Less than two weeks after a deadly mass shooting that killed 10 people in Buffalo, New York, Gov. Kathy Hochul vowed last month to hold an emergency legislative session if the Supreme Court returns a ruling that the law is unconstitutional.
Blackman told the Washington Examiner there wouldn’t be much legislation to pass “as a practical matter.”
Carson v. Makin
Justices heard arguments in Carson v. Makin in December, a free-exercise challenge to a scholarship program in Maine that pays for some students to attend private schools but excludes from the program schools that provide any kind of religious instruction.
The court will examine a previous ruling related to the topic and determine if any religious freedoms and equal protection clauses were violated.
Kennedy v. Bremerton School District
Justices will hear arguments on April 25 in another First Amendment case titled Kennedy v. Bremerton School District surrounding a dispute over a Washington state high school football coach who was placed on leave for leading postgame prayers on the field.
Former coach Joe Kennedy’s legal fight with the Bremerton, Washington, school district began in 2015, and the case eventually reached the Supreme Court in 2019, when justices declined to take it and said the case was for lower courts to decide.
West Virginia v. EPA
The Supreme Court heard arguments in February over a lawsuit by a coalition of states and coal companies seeking to limit the Environmental Protection Agency‘s authority to regulate power plants’ greenhouse gas emissions, with the majority of justices appearing to see the agency’s power as narrow.
The primary question of the case is whether the EPA’s reach extends outside of energy plants to encompass broader aspects of the U.S. energy sector as part of a broader effort to combat air pollution.

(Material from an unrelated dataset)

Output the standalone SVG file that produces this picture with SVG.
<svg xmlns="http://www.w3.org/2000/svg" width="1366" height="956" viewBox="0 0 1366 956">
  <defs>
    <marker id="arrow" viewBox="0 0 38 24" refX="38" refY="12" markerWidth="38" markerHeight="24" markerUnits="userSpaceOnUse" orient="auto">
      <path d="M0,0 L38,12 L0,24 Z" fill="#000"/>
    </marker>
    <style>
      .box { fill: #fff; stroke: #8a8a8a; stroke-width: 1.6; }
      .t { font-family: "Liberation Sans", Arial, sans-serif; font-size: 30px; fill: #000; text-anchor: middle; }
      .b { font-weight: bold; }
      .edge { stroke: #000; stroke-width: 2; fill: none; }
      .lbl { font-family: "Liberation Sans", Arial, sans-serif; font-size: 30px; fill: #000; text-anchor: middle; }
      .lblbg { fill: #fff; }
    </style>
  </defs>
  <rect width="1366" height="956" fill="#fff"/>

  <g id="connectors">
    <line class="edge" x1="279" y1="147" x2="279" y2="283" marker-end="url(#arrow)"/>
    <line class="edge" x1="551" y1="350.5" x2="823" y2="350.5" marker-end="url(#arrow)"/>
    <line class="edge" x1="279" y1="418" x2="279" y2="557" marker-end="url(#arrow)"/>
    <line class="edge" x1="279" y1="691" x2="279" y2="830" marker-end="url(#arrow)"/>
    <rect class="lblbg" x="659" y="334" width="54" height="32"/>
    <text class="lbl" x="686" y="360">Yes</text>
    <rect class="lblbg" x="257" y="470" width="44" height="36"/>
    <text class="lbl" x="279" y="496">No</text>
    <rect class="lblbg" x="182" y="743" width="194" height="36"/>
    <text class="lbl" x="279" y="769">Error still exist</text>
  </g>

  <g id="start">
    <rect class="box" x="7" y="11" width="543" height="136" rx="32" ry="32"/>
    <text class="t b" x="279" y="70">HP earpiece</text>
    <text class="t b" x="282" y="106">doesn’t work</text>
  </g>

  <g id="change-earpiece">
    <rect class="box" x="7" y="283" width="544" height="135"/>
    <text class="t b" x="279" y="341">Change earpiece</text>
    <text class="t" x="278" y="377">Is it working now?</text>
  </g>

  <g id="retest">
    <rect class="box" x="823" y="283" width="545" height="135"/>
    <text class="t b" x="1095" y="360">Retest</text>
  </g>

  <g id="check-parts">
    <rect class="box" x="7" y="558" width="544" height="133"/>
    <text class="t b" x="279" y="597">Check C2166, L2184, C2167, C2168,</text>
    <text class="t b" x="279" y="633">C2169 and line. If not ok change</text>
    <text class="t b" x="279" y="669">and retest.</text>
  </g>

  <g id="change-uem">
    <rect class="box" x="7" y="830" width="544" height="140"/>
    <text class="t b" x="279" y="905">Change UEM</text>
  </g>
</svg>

A main part of the high court’s forthcoming decision could focus on the major questions doctrine, which is the concept that Congress has delegated authority to an agency to make a rule or regulation.
If the court decides it has jurisdiction and reaches the major questions doctrine, that case may have a broad impact not only in terms of EPA authority, but for administrative agencies across the executive branch as well.
How will the leak investigation affect the remaining high court term?
Officials investigating the leaked draft opinion have escalated their search tactics into unprecedented territory, requiring law clerks late last month to provide cellphone records and sign affidavits making it illegal to lie to investigators seeking to find the origins of the leak.
“I don’t know how on Earth the court is going to finish up its work this term,” a source close to the justices told NPR earlier this week in the wake of the Supreme Court marshal’s investigation into the leak.
While it is unclear how much of the delay to finalize the remaining 29 opinions is attributable to the leaked draft, the Supreme Court has dealt with higher caseloads at the end of terms in past years.
In 1982, the justices delivered 69 decisions in June and the first two days of July that year, more than twice the number remaining for the present term.